There were the teachers too, the students from the different universities and schools, the religious.

What's in a name

One afternoon, after another grueling week of protest actions, and after being asked repeatedly what the group was called, we decided to just refer to the movement, not the people, not the group, as Project: Save 182, or Save 182. There was never any attempt to "organize," we knew then that we differed on so many other things: political affiliations, religious persuasions, etc., so we focused the on the one thing that surely held us together, united us, which was one specific issue: the 182 trees on Luneta Hill and all that they stood for.

So, where's Save 182? 

While the case is still pending with the Court of Appeals, SM has since re-designed their expansion plan. That too has caused differing opinions among the protesters for while some of us welcomed the fact that despite having no legal impediment to their expansion plan as it was originally designed, SM adjusted their design that would leave more than 120 out of the 133 or so remaining trees at the site untouched, others believed didn't think it was enough (and even accused some of us of "selling out").
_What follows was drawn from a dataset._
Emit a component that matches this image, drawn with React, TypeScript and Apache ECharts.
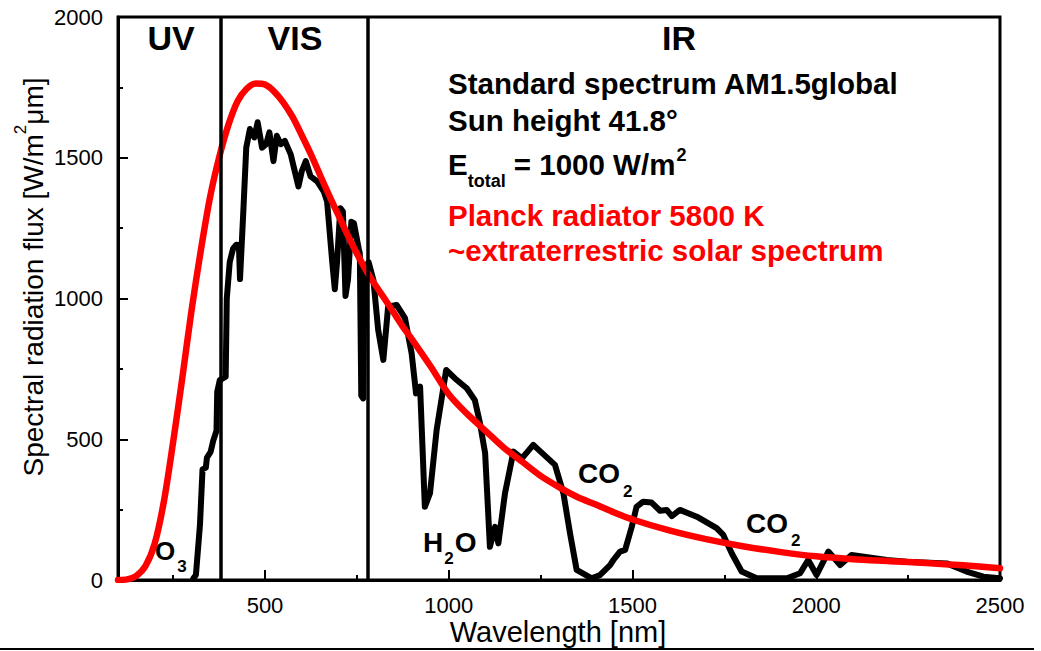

So, really, where's Save 182? First, Save 182 is not an organization. So what is it? Call it a movement, a concept, an ideal, a cause. Where is it? It is in every single tree on Luneta Hill that was saved from SM's backhoes, in every single person who was made more aware about the importance of taking care of our environment, in every single environmental protest action it inspired all over the country and indeed in other parts of the world, heck, it is even in every single Sting fan who had to get a refund and buy a new ticket when he moved his concert to a different venue to support the cause.

Seriously, where is Save 182? It's here, in our hearts and minds and, with all your impassioned statements online and offline, apparently, in yours too.